I know I didn't. I fell head over heels. After I began accumulating junk silver, I soon became enamored of certain designs. The majesty of the Walking Liberty half dollar. The grace of the Winged Liberty dime. The poise of the Standing Liberty quarter. And a personal favorite, the Grecian-sculpture-like dignity of the Barber series of dimes, quarters, and halves. Designed by Charles Barber - the sixth Chief Engraver of the United States Mint - they were placed into circulation in 1892 and produced until 1916.
In 1893, people used them to gain admission at the Chicago's World Fair - the Columbian Exposition - held to commemorate the 400th Anniversary of Christopher Columbus's arrival in the New World. People spent them - as Teddy Roosevelt and his Roughriders charged gallantly, on thundering steeds, up San Juan Hill in 1898 - during the Spanish-American War. They were still using them as change in 1917 when America abandoned isolationism and took arms to assist the Triple Entente, fighting The War To End All Wars.
They spent their Barbers. Not me, I'm hanging onto mine. They are a wonderful collectible, with a fascinating history. They may not be as popular as the Morgan Dollar among hobbyists, but they still represent a good investment. They are increasing in value as the years pass. And if hyperinflation does occur, if there's any buyers left after the repercussions, an exquisite collection of Barber coins ought to fetch a good deal. There have been periods of time over which investments in rare coins had returns that rivalled or exceeded most other asset classes.

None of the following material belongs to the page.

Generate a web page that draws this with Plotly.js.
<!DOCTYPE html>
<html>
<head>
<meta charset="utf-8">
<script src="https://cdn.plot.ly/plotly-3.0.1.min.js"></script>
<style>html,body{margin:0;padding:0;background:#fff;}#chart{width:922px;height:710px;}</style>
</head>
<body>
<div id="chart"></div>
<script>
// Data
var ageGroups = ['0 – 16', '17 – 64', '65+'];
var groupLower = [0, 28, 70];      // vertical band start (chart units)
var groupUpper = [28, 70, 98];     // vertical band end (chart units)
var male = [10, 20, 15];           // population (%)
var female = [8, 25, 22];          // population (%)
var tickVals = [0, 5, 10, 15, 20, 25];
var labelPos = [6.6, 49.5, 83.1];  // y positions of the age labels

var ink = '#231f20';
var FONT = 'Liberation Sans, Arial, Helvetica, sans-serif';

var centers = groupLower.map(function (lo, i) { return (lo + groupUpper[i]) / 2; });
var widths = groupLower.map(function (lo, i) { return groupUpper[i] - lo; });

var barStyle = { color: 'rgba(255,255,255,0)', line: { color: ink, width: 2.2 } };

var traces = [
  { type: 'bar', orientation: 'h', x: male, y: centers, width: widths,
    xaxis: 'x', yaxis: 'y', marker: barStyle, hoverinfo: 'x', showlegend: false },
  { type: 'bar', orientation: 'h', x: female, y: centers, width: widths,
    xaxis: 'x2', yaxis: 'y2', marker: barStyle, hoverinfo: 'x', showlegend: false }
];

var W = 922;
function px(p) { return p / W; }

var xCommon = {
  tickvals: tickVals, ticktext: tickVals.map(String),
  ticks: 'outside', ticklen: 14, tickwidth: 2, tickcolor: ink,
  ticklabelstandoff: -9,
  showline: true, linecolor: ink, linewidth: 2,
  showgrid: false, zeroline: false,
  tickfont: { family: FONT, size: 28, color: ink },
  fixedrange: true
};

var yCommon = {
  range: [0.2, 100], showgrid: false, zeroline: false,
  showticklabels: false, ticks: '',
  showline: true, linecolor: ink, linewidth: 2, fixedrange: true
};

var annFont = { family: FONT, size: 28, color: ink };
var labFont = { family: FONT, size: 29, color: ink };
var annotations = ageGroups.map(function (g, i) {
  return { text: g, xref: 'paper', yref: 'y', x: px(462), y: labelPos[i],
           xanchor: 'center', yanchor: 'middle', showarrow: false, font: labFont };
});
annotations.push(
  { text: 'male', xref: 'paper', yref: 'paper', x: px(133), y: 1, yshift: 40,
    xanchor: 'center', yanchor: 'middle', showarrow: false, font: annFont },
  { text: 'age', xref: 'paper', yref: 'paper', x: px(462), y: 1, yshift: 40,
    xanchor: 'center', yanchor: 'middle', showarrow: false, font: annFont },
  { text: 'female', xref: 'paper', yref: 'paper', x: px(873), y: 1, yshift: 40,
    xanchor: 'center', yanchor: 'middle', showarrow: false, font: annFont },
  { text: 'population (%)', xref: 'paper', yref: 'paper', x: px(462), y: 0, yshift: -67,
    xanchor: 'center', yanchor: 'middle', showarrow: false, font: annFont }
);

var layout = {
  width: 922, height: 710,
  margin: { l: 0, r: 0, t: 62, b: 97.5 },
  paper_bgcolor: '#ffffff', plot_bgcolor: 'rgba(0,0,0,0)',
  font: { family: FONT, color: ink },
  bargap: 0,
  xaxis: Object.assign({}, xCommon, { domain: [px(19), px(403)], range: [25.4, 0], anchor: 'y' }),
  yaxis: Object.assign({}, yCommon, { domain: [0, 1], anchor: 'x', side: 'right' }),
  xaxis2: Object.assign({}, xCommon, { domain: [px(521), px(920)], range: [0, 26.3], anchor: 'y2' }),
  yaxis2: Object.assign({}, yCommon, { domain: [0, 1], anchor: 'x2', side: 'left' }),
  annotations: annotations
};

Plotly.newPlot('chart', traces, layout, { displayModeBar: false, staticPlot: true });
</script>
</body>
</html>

And the title? I do need a good Barber. But not because I need a close shave. I'm as bald as a baby's butt. But I still have a few slots to fill in my album, and I'm always on the lookout for a good scarce date Barber dime in extra fine condition. Wanna make a buck? Keep an eye on your change, or go rifle through Gramma's coffee tin. If you find an 1894-S, or an 1895-O, or heck, even an 1893-S, and it looks real shiny, like no one has ever touched it? Send it to me and I'll zip a check off to you for ten dollars, right away. As long as it doesn't say copy on the back side, in Chinese.
Buy Silver. Buy Gold. Save Copper. Start Now.